Description of the task. Transcribe the entries below exactly; leave every image out.

Input records.
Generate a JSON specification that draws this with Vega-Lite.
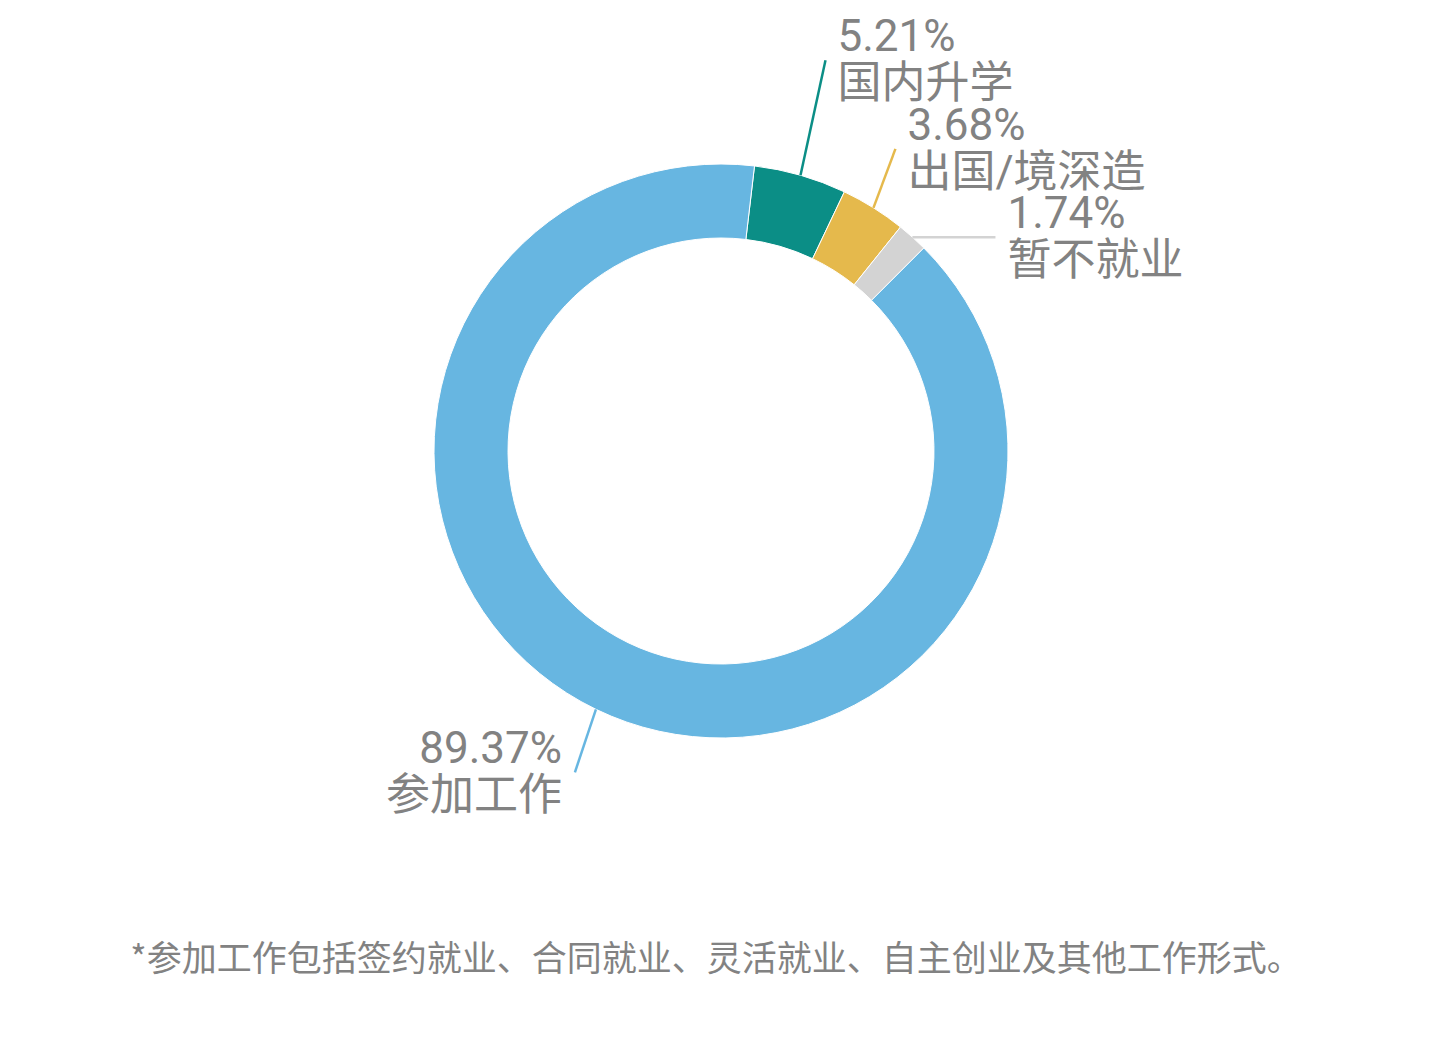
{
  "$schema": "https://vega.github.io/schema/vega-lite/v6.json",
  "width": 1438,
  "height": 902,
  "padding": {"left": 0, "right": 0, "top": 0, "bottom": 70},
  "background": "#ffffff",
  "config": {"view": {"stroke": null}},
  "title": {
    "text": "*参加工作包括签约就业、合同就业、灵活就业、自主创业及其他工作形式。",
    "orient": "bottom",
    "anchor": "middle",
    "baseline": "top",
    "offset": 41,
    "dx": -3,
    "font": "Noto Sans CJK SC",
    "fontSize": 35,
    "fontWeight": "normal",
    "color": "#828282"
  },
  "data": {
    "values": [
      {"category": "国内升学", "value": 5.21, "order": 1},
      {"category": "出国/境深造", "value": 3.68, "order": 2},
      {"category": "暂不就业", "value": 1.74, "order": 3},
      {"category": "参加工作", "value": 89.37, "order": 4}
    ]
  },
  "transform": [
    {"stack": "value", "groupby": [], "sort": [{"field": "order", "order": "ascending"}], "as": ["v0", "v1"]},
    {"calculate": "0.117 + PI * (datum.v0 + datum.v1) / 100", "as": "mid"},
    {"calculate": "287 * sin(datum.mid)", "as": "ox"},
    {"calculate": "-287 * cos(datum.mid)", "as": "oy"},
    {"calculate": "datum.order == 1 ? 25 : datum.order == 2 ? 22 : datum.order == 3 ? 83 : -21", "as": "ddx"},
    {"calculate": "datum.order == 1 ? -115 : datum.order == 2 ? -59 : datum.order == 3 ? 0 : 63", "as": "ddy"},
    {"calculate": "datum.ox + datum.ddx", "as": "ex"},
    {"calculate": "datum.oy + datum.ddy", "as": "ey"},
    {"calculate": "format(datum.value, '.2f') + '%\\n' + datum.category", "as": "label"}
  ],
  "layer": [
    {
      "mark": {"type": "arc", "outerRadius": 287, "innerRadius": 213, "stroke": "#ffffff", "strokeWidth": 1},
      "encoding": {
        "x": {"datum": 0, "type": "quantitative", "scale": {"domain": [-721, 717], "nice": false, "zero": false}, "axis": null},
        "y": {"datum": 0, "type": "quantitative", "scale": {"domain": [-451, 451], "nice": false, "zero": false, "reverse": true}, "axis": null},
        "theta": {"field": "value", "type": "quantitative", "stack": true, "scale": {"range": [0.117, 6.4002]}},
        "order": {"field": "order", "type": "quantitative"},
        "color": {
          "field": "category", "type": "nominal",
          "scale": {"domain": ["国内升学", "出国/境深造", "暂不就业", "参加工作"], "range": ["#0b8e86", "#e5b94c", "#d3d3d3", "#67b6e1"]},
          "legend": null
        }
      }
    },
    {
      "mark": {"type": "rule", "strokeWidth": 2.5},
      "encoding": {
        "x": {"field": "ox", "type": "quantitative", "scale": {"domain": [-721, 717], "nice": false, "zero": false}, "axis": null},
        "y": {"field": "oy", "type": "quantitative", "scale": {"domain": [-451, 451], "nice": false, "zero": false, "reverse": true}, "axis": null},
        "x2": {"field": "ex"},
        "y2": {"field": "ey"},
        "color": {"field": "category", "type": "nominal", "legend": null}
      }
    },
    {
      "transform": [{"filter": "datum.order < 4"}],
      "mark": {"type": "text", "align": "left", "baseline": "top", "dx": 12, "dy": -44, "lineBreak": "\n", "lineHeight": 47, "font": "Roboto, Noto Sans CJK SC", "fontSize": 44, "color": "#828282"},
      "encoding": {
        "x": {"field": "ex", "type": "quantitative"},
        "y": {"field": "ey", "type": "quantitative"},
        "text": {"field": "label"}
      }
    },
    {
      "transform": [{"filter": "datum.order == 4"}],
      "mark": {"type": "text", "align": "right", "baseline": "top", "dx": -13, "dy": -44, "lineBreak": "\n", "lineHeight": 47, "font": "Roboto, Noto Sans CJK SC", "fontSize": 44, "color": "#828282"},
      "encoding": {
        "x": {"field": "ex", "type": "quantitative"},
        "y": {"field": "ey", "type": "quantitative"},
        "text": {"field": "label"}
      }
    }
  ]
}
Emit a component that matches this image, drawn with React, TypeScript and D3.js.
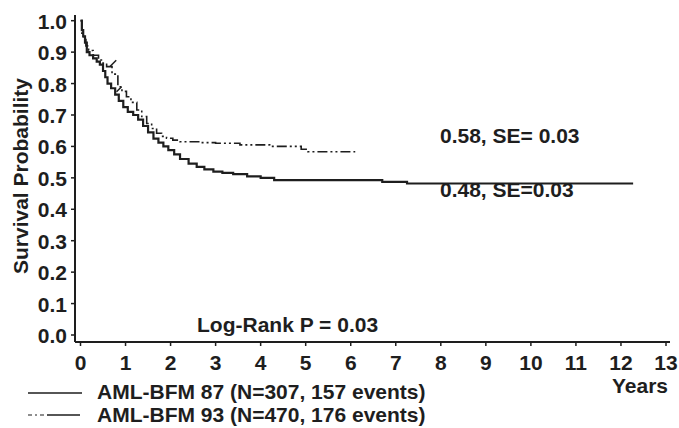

The output.
Generate a JSON specification that draws this with Vega-Lite.
{
  "$schema": "https://vega.github.io/schema/vega-lite/v6.json",
  "width": 1438,
  "height": 902,
  "padding": {"left": 0, "right": 0, "top": 0, "bottom": 70},
  "background": "#ffffff",
  "config": {"view": {"stroke": null}},
  "title": {
    "text": "*参加工作包括签约就业、合同就业、灵活就业、自主创业及其他工作形式。",
    "orient": "bottom",
    "anchor": "middle",
    "baseline": "top",
    "offset": 41,
    "dx": -3,
    "font": "Noto Sans CJK SC",
    "fontSize": 35,
    "fontWeight": "normal",
    "color": "#828282"
  },
  "data": {
    "values": [
      {"category": "国内升学", "value": 5.21, "order": 1},
      {"category": "出国/境深造", "value": 3.68, "order": 2},
      {"category": "暂不就业", "value": 1.74, "order": 3},
      {"category": "参加工作", "value": 89.37, "order": 4}
    ]
  },
  "transform": [
    {"stack": "value", "groupby": [], "sort": [{"field": "order", "order": "ascending"}], "as": ["v0", "v1"]},
    {"calculate": "0.117 + PI * (datum.v0 + datum.v1) / 100", "as": "mid"},
    {"calculate": "287 * sin(datum.mid)", "as": "ox"},
    {"calculate": "-287 * cos(datum.mid)", "as": "oy"},
    {"calculate": "datum.order == 1 ? 25 : datum.order == 2 ? 22 : datum.order == 3 ? 83 : -21", "as": "ddx"},
    {"calculate": "datum.order == 1 ? -115 : datum.order == 2 ? -59 : datum.order == 3 ? 0 : 63", "as": "ddy"},
    {"calculate": "datum.ox + datum.ddx", "as": "ex"},
    {"calculate": "datum.oy + datum.ddy", "as": "ey"},
    {"calculate": "format(datum.value, '.2f') + '%\\n' + datum.category", "as": "label"}
  ],
  "layer": [
    {
      "mark": {"type": "arc", "outerRadius": 287, "innerRadius": 213, "stroke": "#ffffff", "strokeWidth": 1},
      "encoding": {
        "x": {"datum": 0, "type": "quantitative", "scale": {"domain": [-721, 717], "nice": false, "zero": false}, "axis": null},
        "y": {"datum": 0, "type": "quantitative", "scale": {"domain": [-451, 451], "nice": false, "zero": false, "reverse": true}, "axis": null},
        "theta": {"field": "value", "type": "quantitative", "stack": true, "scale": {"range": [0.117, 6.4002]}},
        "order": {"field": "order", "type": "quantitative"},
        "color": {
          "field": "category", "type": "nominal",
          "scale": {"domain": ["国内升学", "出国/境深造", "暂不就业", "参加工作"], "range": ["#0b8e86", "#e5b94c", "#d3d3d3", "#67b6e1"]},
          "legend": null
        }
      }
    },
    {
      "mark": {"type": "rule", "strokeWidth": 2.5},
      "encoding": {
        "x": {"field": "ox", "type": "quantitative", "scale": {"domain": [-721, 717], "nice": false, "zero": false}, "axis": null},
        "y": {"field": "oy", "type": "quantitative", "scale": {"domain": [-451, 451], "nice": false, "zero": false, "reverse": true}, "axis": null},
        "x2": {"field": "ex"},
        "y2": {"field": "ey"},
        "color": {"field": "category", "type": "nominal", "legend": null}
      }
    },
    {
      "transform": [{"filter": "datum.order < 4"}],
      "mark": {"type": "text", "align": "left", "baseline": "top", "dx": 12, "dy": -44, "lineBreak": "\n", "lineHeight": 47, "font": "Roboto, Noto Sans CJK SC", "fontSize": 44, "color": "#828282"},
      "encoding": {
        "x": {"field": "ex", "type": "quantitative"},
        "y": {"field": "ey", "type": "quantitative"},
        "text": {"field": "label"}
      }
    },
    {
      "transform": [{"filter": "datum.order == 4"}],
      "mark": {"type": "text", "align": "right", "baseline": "top", "dx": -13, "dy": -44, "lineBreak": "\n", "lineHeight": 47, "font": "Roboto, Noto Sans CJK SC", "fontSize": 44, "color": "#828282"},
      "encoding": {
        "x": {"field": "ex", "type": "quantitative"},
        "y": {"field": "ey", "type": "quantitative"},
        "text": {"field": "label"}
      }
    }
  ]
}
Emit a component that matches this image, drawn with React, TypeScript and D3.js.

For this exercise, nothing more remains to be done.